While dwelling and rents may still be of concern, the increase in household services prices was less than expected while many household goods are not measured in November, the month for the increasingly significant Black Friday/Cyber Monday sales.
The Monthly CPI Indicator rose 4.3% in the year to November, down from 4.9%yr in October and a recent peak of 8.4%yr in December 2022. The November print was a touch softer than Westpac’s forecast and the market’s median forecast of 4.4%yr. At face value the November Monthly CPI Indicator suggests that if there are any risks to our current December quarter CPI forecast of 0.8%qtr it is very slightly to the downside.
As noted in our preview, the second month of the quarter provides us with an update for most of the quarterly surveys of household services. In this regard the overall tone for household services inflation was softer than expected outside the sizable jump in insurance premiums.
But the mid-month does not include many household goods which are surveyed in the first month of the quarter, so the November survey would have missed some of the price declines associated with the Black Friday/Cyber Monday sales.
To give you a feel for the impact of Black Friday sales, in 2022 garment prices rose 2.2% in October, fell 4.1% in November to then lifted 2.1% in December. So far this year garment prices rose 3.4% in October then fell 2.9% in November.
In the month, the Monthly CPI was up 0.3% compared to our forecast for 0.5% increase. The most significant surprises were.
- A 0.3% fall in alcohol & tobacco compared to a +0.1% forecast.
- A 1.7% fall in clothing & footwear led by a 2.9% fall in garments. The fall in garment prices would have been associated with the Black Friday sales. All other components of this group are surveyed in the first month of the quarter so their data misses the Black Friday sales. Had they been surveyed in November, the reported fall in clothing & footwear would have been larger.
- Total housing costs rose close to expectations at 0.7%. However, the mix was a surprise. Rents rose as expected at 0.7% but dwelling prices were stronger than expected lifting 0.9% in the month, the strongest monthly increase in almost a year.
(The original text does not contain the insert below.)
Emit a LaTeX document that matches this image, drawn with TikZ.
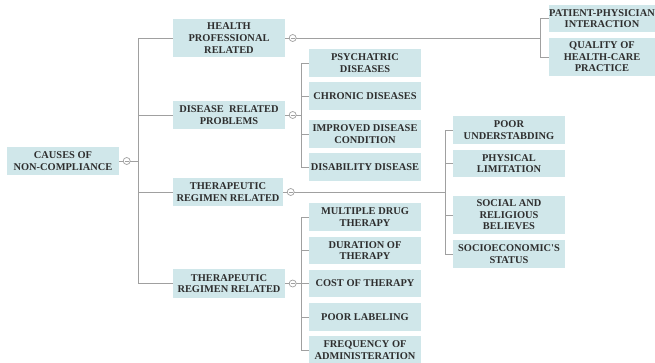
\documentclass[tikz,border=0pt]{standalone}
\usepackage{fontspec}
\setmainfont{Liberation Serif}
\begin{document}
\definecolor{boxfill}{HTML}{D0E7EA}
\definecolor{boxtext}{HTML}{2E2E2E}
\definecolor{wire}{HTML}{A0A0A0}
\begin{tikzpicture}[x=1pt,y=-1pt,
  cause/.style={fill=boxfill,text=boxtext,inner sep=0pt,align=center,
    font=\bfseries\fontsize{10.4}{11.6}\selectfont,minimum width=112pt,minimum height=28pt},
  wirestyle/.style={draw=wire,line width=0.9pt},
  collapse/.pic={\draw[wire,line width=0.7pt,fill=white] (0,0) circle (3.5pt);
                 \draw[wire,line width=0.7pt] (-1.8pt,0) -- (1.8pt,0);}]
\useasboundingbox (0,0) rectangle (655,362);

% root
\node[cause] (root) at (63,161) {CAUSES OF\\NON-COMPLIANCE};

% first level
\node[cause,minimum height=38pt] (hp)  at (229,38)    {HEALTH\\PROFESSIONAL\\RELATED};
\node[cause] (dis) at (229,115)   {DISEASE~ RELATED\\PROBLEMS};
\node[cause,minimum width=110pt] (th1) at (228,192) {THERAPEUTIC\\REGIMEN RELATED};
\node[cause,minimum height=29pt] (th2) at (229,283.5) {THERAPEUTIC\\REGIMEN RELATED};

% health professional branch
\node[cause,minimum width=106pt,minimum height=27pt] (pp) at (602,18.5) {PATIENT-PHYSICIAN\\INTERACTION};
\node[cause,minimum width=106pt,minimum height=38pt] (qh) at (602,57) {QUALITY OF\\HEALTH-CARE\\PRACTICE};

% disease branch
\node[cause] (psy)  at (365,63)  {PSYCHATRIC\\DISEASES};
\node[cause] (chr)  at (365,96)  {CHRONIC DISEASES};
\node[cause] (imp)  at (365,134) {IMPROVED DISEASE\\CONDITION};
\node[cause] (dsb)  at (365,167) {DISABILITY DISEASE};

% therapeutic regimen branch (patient side)
\node[cause] (poor)  at (509,130)   {POOR\\UNDERSTABDING};
\node[cause,minimum height=27pt] (phys)  at (509,163.5) {PHYSICAL\\LIMITATION};
\node[cause,minimum height=38pt] (soc)   at (509,215)   {SOCIAL AND\\RELIGIOUS\\BELIEVES};
\node[cause] (socio) at (509,254)   {SOCIOECONOMIC\textquotesingle S\\STATUS};

% therapeutic regimen branch (therapy side)
\node[cause] (mult)  at (365,217)   {MULTIPLE DRUG\\THERAPY};
\node[cause,minimum height=27pt] (dur)   at (365,250.5) {DURATION OF\\THERAPY};
\node[cause,minimum height=27pt] (cost)  at (365,283.5) {COST OF THERAPY};
\node[cause] (lab)   at (365,317)   {POOR LABELING};
\node[cause] (freq)  at (365,350)   {FREQUENCY OF\\ADMINISTERATION};

% bus points
\coordinate (rootbus) at (138,161);
\coordinate (hpbus)   at (540,38);
\coordinate (disbus)  at (301,115);
\coordinate (th1bus)  at (445,192);
\coordinate (th2bus)  at (301,283.5);

% connectors
\begin{scope}[wirestyle]
\draw (root.east) -- (rootbus);
\foreach \c in {hp,dis,th1,th2} \draw (rootbus) |- (\c.west);
\draw (hp.east) -- (hpbus);
\foreach \c in {pp,qh} \draw (hpbus) |- (\c.west);
\draw (dis.east) -- (disbus);
\foreach \c in {psy,chr,imp,dsb} \draw (disbus) |- (\c.west);
\draw (th1.east) -- (th1bus);
\foreach \c in {poor,phys,soc,socio} \draw (th1bus) |- (\c.west);
\draw (th2.east) -- (th2bus);
\foreach \c in {mult,dur,cost,lab,freq} \draw (th2bus) |- (\c.west);
\end{scope}

% collapse markers
\foreach \c in {root,hp,dis,th1,th2} \path (\c.east) ++(7.5,0) pic {collapse};
\end{tikzpicture}
\end{document}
Offsetting this, electricity prices rose just 0.4% (we expected a larger number due to the unwinding of government energy rebates as we did not account for the application further rebates). Gas & other fuels did jump 2.3% but this followed a 2.5% decline in October.
- Household contents & services were softer than anticipated lifting just 0.3% in the month. Outside of non-durable goods no household goods were survey this month missing the Black Friday sales. However, while hairdressing did lift 1.7% other household services prices rose just 0.5% holding back the increase in household services to just 0.7%.
- Recreation was also softer than expected at 1.0% in the month due to holiday travel, up 2.7% vs 5.1% forecast with a domestic travel lifting just 1.8% in the month following a 1.9% decline in October. In addition, other recreation, sport & culture fell 0.1% in the month with the quarterly surveys for equipment for sport & camping plus games, toys & hobbies picking up the Black Friday sales effect.
- Also, it is worth noting the 3.8% rise in insurance premiums. Insurance premiums are up 16.3% in the year. The ABS notes that higher reinsurance and natural disaster costs contributed to higher premiums for house, home contents and motor vehicle insurance.
The Monthly Indicator Trimmed Mean printed 4.6%yr, down from 5.3%yr in October and well down from the recent peak of 7.2% in December 2022. The quarterly Trimmed Mean printed 5.2%yr in September and our current forecast for the December quarter is 4.4%yr. As you can see in the chart below all the monthly core annual inflation measures continued to soften in November.
We are reviewing the full data set for the Monthly CPI Indicator to see if there any implications for our December quarter CPI forecast for both headline and core inflation.